Catatan penting mengenai Singapura ini penulis buat untuk memungkinkan publik Indonesia memahami mengenai Singapura, bahwa masyarakat multietnis dan beragam agama atau keyakinannya tersebut dapat hidup berdampingan secara damai, saling toleran dan menghormati satu sama lain berkat komitmen bersama pemerintah dan para tokoh agamanya. Untuk memastikan pemahaman agama dari luar yang dapat memprovokasi warganya, Pemerintah Singapura tidak segan untuk menolak ulama dan pendeta asing atau orang-orang asing dengan kategori yang dianggap dapat mengancam berdasarkan Undang-Undang Keamanan Dalam Negeri (Internal Security Act)-nya untuk memasuki wilayahnya.
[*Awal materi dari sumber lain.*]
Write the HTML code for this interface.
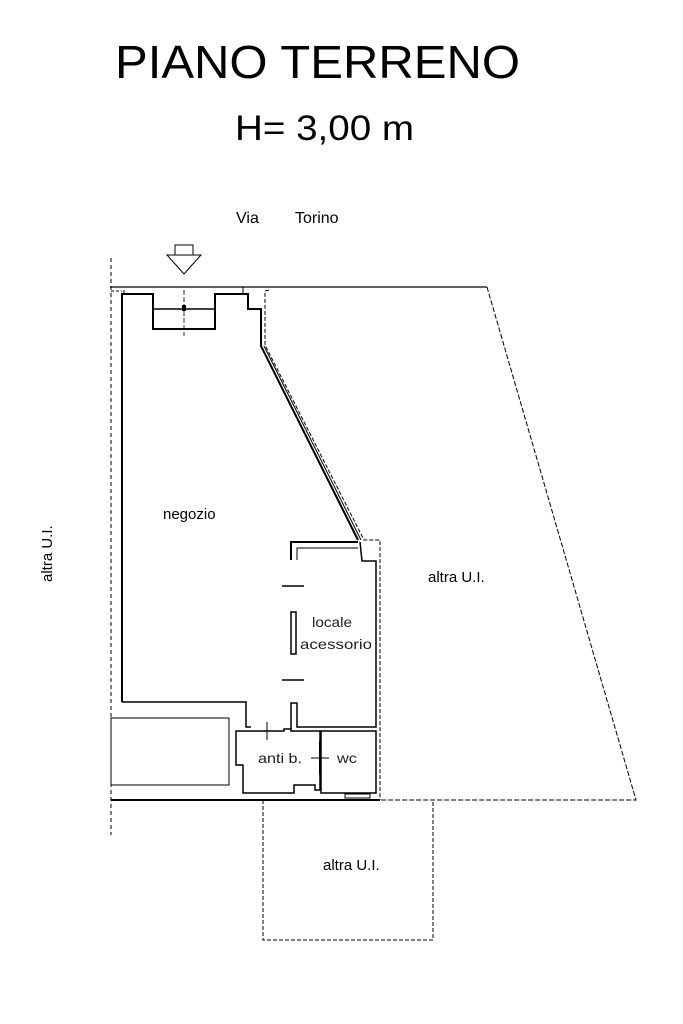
<!DOCTYPE html>
<html><head><meta charset="utf-8"><style>html,body{margin:0;padding:0;background:#fff}svg{display:block}text{font-family:"Liberation Sans",Arial,sans-serif}</style></head>
<body>
<svg width="683" height="1024" viewBox="0 0 683 1024" xmlns="http://www.w3.org/2000/svg">
<rect width="683" height="1024" fill="#fff"/>
<text x="115" y="78" font-size="46" textLength="405" lengthAdjust="spacingAndGlyphs">PIANO TERRENO</text>
<text x="235" y="140" font-size="35" textLength="179" lengthAdjust="spacingAndGlyphs">H= 3,00 m</text>
<text x="236" y="223" font-size="16">Via</text>
<text x="295" y="223" font-size="16">Torino</text>
<g fill="none" stroke="#000">
<rect x="175" y="245" width="18" height="10" stroke-width="1"/>
<path d="M167 255 L201 255 L184 274 Z" stroke-width="1"/>
<line x1="110" y1="287" x2="487" y2="287" stroke-width="1.2"/>
<line x1="111" y1="258" x2="111" y2="835" stroke-width="1" stroke-dasharray="4,3"/>
<line x1="111" y1="291" x2="122" y2="291" stroke-width="1" stroke-dasharray="3,2"/>
<path d="M122 702 L122 294 L153 294 L153 329 L215 329 L215 294 L248 294 L248 309 L261 309 L261 346 L358 540" stroke-width="2"/>
<line x1="153" y1="309" x2="215" y2="309" stroke-width="1.5"/>
<line x1="124" y1="290" x2="124" y2="294" stroke-width="1"/>
<line x1="243" y1="287" x2="243" y2="294" stroke-width="1"/>
<line x1="184" y1="290" x2="184" y2="336" stroke-width="0.8" stroke-dasharray="5,2"/>
<rect x="182" y="305" width="4" height="6" fill="#000" stroke="none"/>
<line x1="264" y1="346" x2="361" y2="540" stroke-width="1"/>
<path d="M269 290 L265 291 L265 345 L364 540 L380 540 L380 800" stroke-width="1" stroke-dasharray="4,2"/>
<path d="M487 287 L636 800 L380 800" stroke-width="1" stroke-dasharray="5,2"/>
<path d="M263 800 L263 940 L433 940 L433 800" stroke-width="1" stroke-dasharray="4,2"/>
<path d="M122 702 L246 702 L246 727 L251 727" stroke-width="1.5"/>
<rect x="111" y="718" width="118" height="67" stroke-width="1"/>
<line x1="111" y1="800" x2="380" y2="800" stroke-width="2"/>
<path d="M291 560 L291 542 L358 542" stroke-width="2"/>
<path d="M297 560 L297 548 L358 548" stroke-width="1"/>
<path d="M360 542 L362 561 L376 561 L376 727 L297 727 L297 703 L291 703 L291 729" stroke-width="1.5"/>
<line x1="282" y1="586" x2="304" y2="586" stroke-width="1.5"/>
<line x1="282" y1="680" x2="304" y2="680" stroke-width="1.5"/>
<rect x="291" y="612" width="5" height="42" stroke-width="1.5"/>
<path d="M251 731 L284 731 L284 729 L291 729 L291 731 L320 731 L320 790 L315 790 L315 785 L294 785 L294 793 L243 793 L243 765 L236 765 L236 731 L251 731" stroke-width="1.5"/>
<line x1="267" y1="722" x2="267" y2="740" stroke-width="1"/>
<line x1="320" y1="741" x2="320" y2="775" stroke-width="2"/>
<line x1="311" y1="758" x2="329" y2="758" stroke-width="1"/>
<path d="M321 731 L376 731 L376 793 L321 793 Z" stroke-width="1.5"/>
<rect x="345" y="794" width="25" height="4" stroke-width="1"/>
</g>
<text x="163" y="519" font-size="15">negozio</text>
<text x="312" y="627" font-size="14" fill="#222" textLength="40" lengthAdjust="spacingAndGlyphs">locale</text>
<text x="300" y="649" font-size="14" fill="#222" textLength="72" lengthAdjust="spacingAndGlyphs">acessorio</text>
<text x="258" y="763" font-size="14" fill="#222" textLength="44" lengthAdjust="spacingAndGlyphs">anti b.</text>
<text x="337" y="763" font-size="14" fill="#222" textLength="20" lengthAdjust="spacingAndGlyphs">wc</text>
<text x="428" y="582" font-size="15">altra U.I.</text>
<text x="323" y="870" font-size="15">altra U.I.</text>
<text transform="translate(52,582) rotate(-90)" font-size="15">altra U.I.</text>
</svg>
</body></html>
Berdasarkan pengamatan dan hasil berbincang-bincang dengan pejabat pemerintah dan sejumlah tokoh agama semasa bertugas di Singapura tahun 2015-2019, penulis mendapatkan kesan kuat bahwa Pemerintah Singapura dan aparatnya senantiasa melakukan pengamatan terhadap tokoh-tokoh agama dan individu-individu atau siapa pun yang diketahui sering memberikan pernyataan kontroversial, termasuk mengajarkan kekerasan atas nama agama, di negara-negara tetangganya, termasuk Indonesia. Rekam jejak digital mereka jelas. Di masa teknologi digital ini, pernyataan-pernyataan seseorang akan segera mudah diketahui apabila orang tersebut aktif di berbagai media nasional dan akun media sosial. Artinya, sekiranya individu semacam ini yang pernyataan atau isi ceramahnya dianggap Pemerintah Singapura dapat memprovokasi rakyatnya yang multietnis dan multireligi, meski hanya berencana untuk memasuki Singapura di kemudian hari untuk tujuan liburan, perlu bersiap sekiranya ditolak masuk. Bagi Singapura, yang terpenting bukan hanya keamanan, ketertiban, perdamaian, dan kemakmuran ekonominya yang dipertaruhkan sebagaimana salah seorang pengamat politik Indonesia dalam salah satu siaran televisi pernah berkomentar, namun bagi penulis adalah keberlangsungan keberadaan Singapura dan rakyatnya (survivability of Singapore and its people) sebagai konklusi tulisan ini.
Tjoki Aprianda Siregar adalah praktisi hubungan Internasional. Pandangan yang bersangkutan semata merupakan pandangan pribadi berdasarkan pengalaman yang bersangkutan.